**AIM**
Can you write out all the lines word for word, with no pictures?

**Entries with chart source code**
___

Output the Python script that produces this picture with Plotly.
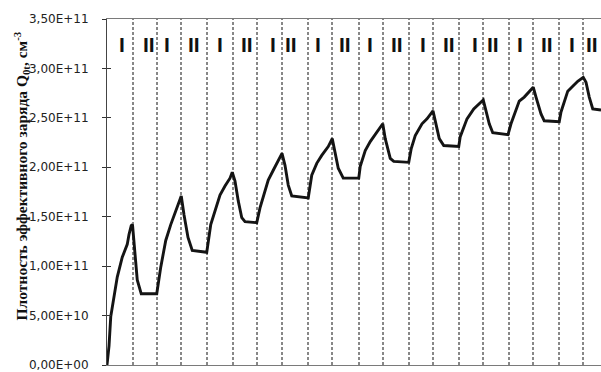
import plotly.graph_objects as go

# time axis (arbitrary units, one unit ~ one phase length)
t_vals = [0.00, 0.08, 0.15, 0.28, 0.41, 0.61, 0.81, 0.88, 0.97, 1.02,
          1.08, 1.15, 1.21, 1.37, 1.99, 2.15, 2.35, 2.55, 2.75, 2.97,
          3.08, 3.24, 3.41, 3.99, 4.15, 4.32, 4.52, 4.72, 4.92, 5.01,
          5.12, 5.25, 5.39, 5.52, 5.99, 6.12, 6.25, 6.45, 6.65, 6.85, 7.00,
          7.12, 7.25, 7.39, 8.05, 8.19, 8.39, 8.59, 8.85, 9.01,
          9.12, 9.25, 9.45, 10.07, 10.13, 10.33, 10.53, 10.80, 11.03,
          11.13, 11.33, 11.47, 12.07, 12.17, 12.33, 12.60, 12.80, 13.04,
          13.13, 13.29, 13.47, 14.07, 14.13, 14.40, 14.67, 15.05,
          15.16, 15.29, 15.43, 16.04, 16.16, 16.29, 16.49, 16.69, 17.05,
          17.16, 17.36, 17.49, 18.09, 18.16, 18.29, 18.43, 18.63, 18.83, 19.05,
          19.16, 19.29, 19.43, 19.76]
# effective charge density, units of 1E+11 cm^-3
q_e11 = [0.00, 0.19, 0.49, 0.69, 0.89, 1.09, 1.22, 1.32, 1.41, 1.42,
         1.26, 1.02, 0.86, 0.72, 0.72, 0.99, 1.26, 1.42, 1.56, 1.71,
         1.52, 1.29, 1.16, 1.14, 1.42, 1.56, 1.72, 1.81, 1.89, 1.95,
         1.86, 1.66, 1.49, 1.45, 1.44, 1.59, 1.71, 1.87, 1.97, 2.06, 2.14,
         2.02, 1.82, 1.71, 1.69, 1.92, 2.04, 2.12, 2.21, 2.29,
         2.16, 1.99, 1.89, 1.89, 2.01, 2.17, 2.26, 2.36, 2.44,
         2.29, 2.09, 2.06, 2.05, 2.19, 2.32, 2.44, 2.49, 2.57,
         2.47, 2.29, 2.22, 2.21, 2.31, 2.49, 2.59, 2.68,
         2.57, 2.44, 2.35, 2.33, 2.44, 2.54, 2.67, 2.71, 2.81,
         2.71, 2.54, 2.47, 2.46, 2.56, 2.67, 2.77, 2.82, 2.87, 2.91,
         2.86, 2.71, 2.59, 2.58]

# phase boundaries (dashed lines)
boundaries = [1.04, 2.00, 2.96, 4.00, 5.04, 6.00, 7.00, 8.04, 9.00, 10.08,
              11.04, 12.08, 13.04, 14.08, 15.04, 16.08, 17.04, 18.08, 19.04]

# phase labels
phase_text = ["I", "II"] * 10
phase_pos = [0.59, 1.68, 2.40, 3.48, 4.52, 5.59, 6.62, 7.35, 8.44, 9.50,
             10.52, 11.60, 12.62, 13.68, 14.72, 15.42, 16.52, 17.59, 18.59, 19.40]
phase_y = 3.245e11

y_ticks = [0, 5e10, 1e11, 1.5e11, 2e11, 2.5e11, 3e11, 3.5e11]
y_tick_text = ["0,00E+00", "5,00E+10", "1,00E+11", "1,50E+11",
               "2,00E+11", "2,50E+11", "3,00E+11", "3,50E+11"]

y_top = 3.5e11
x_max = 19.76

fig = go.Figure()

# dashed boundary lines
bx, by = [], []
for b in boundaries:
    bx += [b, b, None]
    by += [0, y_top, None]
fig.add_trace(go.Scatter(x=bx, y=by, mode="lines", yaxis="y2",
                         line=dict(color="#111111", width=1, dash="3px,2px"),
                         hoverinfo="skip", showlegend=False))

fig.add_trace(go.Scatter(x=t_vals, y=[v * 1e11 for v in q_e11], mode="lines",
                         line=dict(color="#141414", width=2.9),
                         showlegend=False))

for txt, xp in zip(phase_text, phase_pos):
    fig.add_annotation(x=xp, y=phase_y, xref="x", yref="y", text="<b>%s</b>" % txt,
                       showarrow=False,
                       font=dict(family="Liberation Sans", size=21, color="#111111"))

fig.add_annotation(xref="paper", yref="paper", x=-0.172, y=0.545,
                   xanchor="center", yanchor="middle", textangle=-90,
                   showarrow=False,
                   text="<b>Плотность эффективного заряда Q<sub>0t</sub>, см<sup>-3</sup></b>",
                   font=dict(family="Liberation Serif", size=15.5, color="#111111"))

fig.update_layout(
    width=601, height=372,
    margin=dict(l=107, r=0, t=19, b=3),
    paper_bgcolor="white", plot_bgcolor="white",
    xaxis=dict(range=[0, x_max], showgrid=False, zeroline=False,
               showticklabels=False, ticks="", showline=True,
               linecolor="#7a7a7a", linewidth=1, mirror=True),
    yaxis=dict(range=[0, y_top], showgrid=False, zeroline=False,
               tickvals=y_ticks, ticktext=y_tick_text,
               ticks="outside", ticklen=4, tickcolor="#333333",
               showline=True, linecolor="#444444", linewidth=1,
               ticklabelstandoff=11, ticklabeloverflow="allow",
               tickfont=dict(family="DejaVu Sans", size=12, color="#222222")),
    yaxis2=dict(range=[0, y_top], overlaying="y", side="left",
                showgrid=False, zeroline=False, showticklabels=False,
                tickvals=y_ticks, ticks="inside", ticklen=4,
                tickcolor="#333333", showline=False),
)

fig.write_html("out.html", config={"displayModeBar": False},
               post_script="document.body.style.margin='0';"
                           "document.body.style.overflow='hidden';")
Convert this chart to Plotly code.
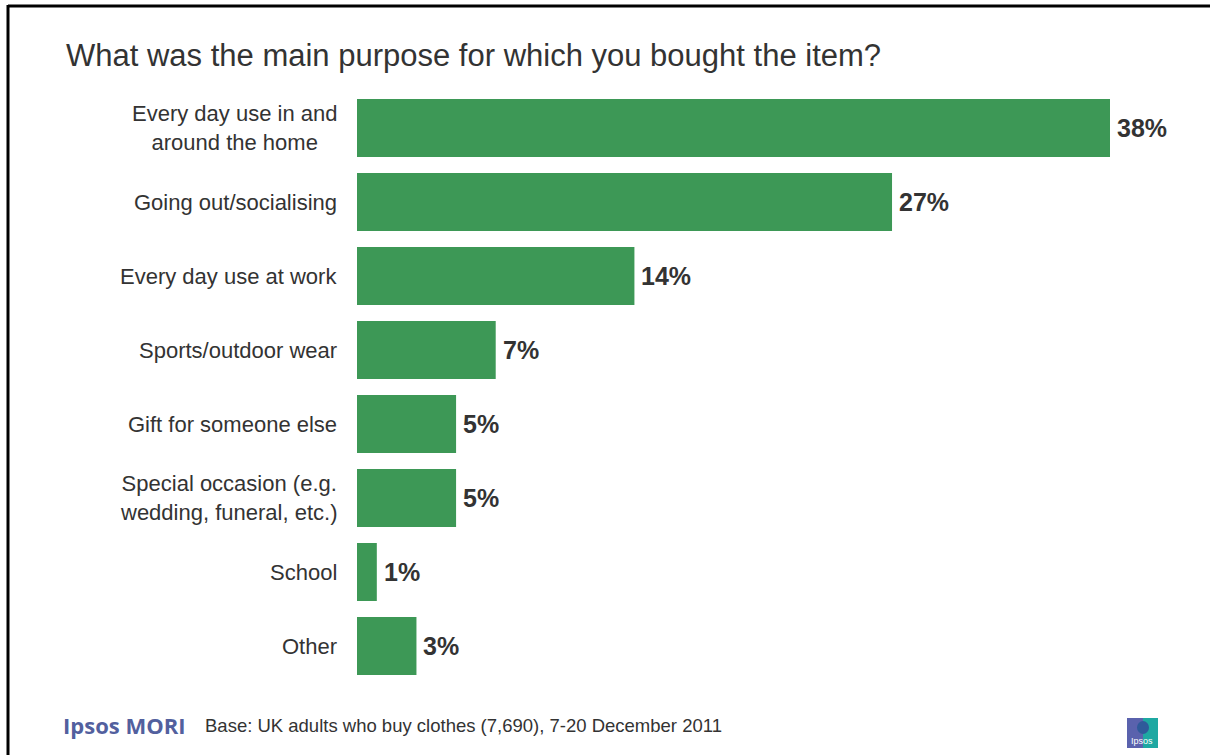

___

**RESULT**
Output the Python script that produces this picture with Plotly.
import plotly.graph_objects as go

# time axis (arbitrary units, one unit ~ one phase length)
t_vals = [0.00, 0.08, 0.15, 0.28, 0.41, 0.61, 0.81, 0.88, 0.97, 1.02,
          1.08, 1.15, 1.21, 1.37, 1.99, 2.15, 2.35, 2.55, 2.75, 2.97,
          3.08, 3.24, 3.41, 3.99, 4.15, 4.32, 4.52, 4.72, 4.92, 5.01,
          5.12, 5.25, 5.39, 5.52, 5.99, 6.12, 6.25, 6.45, 6.65, 6.85, 7.00,
          7.12, 7.25, 7.39, 8.05, 8.19, 8.39, 8.59, 8.85, 9.01,
          9.12, 9.25, 9.45, 10.07, 10.13, 10.33, 10.53, 10.80, 11.03,
          11.13, 11.33, 11.47, 12.07, 12.17, 12.33, 12.60, 12.80, 13.04,
          13.13, 13.29, 13.47, 14.07, 14.13, 14.40, 14.67, 15.05,
          15.16, 15.29, 15.43, 16.04, 16.16, 16.29, 16.49, 16.69, 17.05,
          17.16, 17.36, 17.49, 18.09, 18.16, 18.29, 18.43, 18.63, 18.83, 19.05,
          19.16, 19.29, 19.43, 19.76]
# effective charge density, units of 1E+11 cm^-3
q_e11 = [0.00, 0.19, 0.49, 0.69, 0.89, 1.09, 1.22, 1.32, 1.41, 1.42,
         1.26, 1.02, 0.86, 0.72, 0.72, 0.99, 1.26, 1.42, 1.56, 1.71,
         1.52, 1.29, 1.16, 1.14, 1.42, 1.56, 1.72, 1.81, 1.89, 1.95,
         1.86, 1.66, 1.49, 1.45, 1.44, 1.59, 1.71, 1.87, 1.97, 2.06, 2.14,
         2.02, 1.82, 1.71, 1.69, 1.92, 2.04, 2.12, 2.21, 2.29,
         2.16, 1.99, 1.89, 1.89, 2.01, 2.17, 2.26, 2.36, 2.44,
         2.29, 2.09, 2.06, 2.05, 2.19, 2.32, 2.44, 2.49, 2.57,
         2.47, 2.29, 2.22, 2.21, 2.31, 2.49, 2.59, 2.68,
         2.57, 2.44, 2.35, 2.33, 2.44, 2.54, 2.67, 2.71, 2.81,
         2.71, 2.54, 2.47, 2.46, 2.56, 2.67, 2.77, 2.82, 2.87, 2.91,
         2.86, 2.71, 2.59, 2.58]

# phase boundaries (dashed lines)
boundaries = [1.04, 2.00, 2.96, 4.00, 5.04, 6.00, 7.00, 8.04, 9.00, 10.08,
              11.04, 12.08, 13.04, 14.08, 15.04, 16.08, 17.04, 18.08, 19.04]

# phase labels
phase_text = ["I", "II"] * 10
phase_pos = [0.59, 1.68, 2.40, 3.48, 4.52, 5.59, 6.62, 7.35, 8.44, 9.50,
             10.52, 11.60, 12.62, 13.68, 14.72, 15.42, 16.52, 17.59, 18.59, 19.40]
phase_y = 3.245e11

y_ticks = [0, 5e10, 1e11, 1.5e11, 2e11, 2.5e11, 3e11, 3.5e11]
y_tick_text = ["0,00E+00", "5,00E+10", "1,00E+11", "1,50E+11",
               "2,00E+11", "2,50E+11", "3,00E+11", "3,50E+11"]

y_top = 3.5e11
x_max = 19.76

fig = go.Figure()

# dashed boundary lines
bx, by = [], []
for b in boundaries:
    bx += [b, b, None]
    by += [0, y_top, None]
fig.add_trace(go.Scatter(x=bx, y=by, mode="lines", yaxis="y2",
                         line=dict(color="#111111", width=1, dash="3px,2px"),
                         hoverinfo="skip", showlegend=False))

fig.add_trace(go.Scatter(x=t_vals, y=[v * 1e11 for v in q_e11], mode="lines",
                         line=dict(color="#141414", width=2.9),
                         showlegend=False))

for txt, xp in zip(phase_text, phase_pos):
    fig.add_annotation(x=xp, y=phase_y, xref="x", yref="y", text="<b>%s</b>" % txt,
                       showarrow=False,
                       font=dict(family="Liberation Sans", size=21, color="#111111"))

fig.add_annotation(xref="paper", yref="paper", x=-0.172, y=0.545,
                   xanchor="center", yanchor="middle", textangle=-90,
                   showarrow=False,
                   text="<b>Плотность эффективного заряда Q<sub>0t</sub>, см<sup>-3</sup></b>",
                   font=dict(family="Liberation Serif", size=15.5, color="#111111"))

fig.update_layout(
    width=601, height=372,
    margin=dict(l=107, r=0, t=19, b=3),
    paper_bgcolor="white", plot_bgcolor="white",
    xaxis=dict(range=[0, x_max], showgrid=False, zeroline=False,
               showticklabels=False, ticks="", showline=True,
               linecolor="#7a7a7a", linewidth=1, mirror=True),
    yaxis=dict(range=[0, y_top], showgrid=False, zeroline=False,
               tickvals=y_ticks, ticktext=y_tick_text,
               ticks="outside", ticklen=4, tickcolor="#333333",
               showline=True, linecolor="#444444", linewidth=1,
               ticklabelstandoff=11, ticklabeloverflow="allow",
               tickfont=dict(family="DejaVu Sans", size=12, color="#222222")),
    yaxis2=dict(range=[0, y_top], overlaying="y", side="left",
                showgrid=False, zeroline=False, showticklabels=False,
                tickvals=y_ticks, ticks="inside", ticklen=4,
                tickcolor="#333333", showline=False),
)

fig.write_html("out.html", config={"displayModeBar": False},
               post_script="document.body.style.margin='0';"
                           "document.body.style.overflow='hidden';")
Convert this chart to Plotly code.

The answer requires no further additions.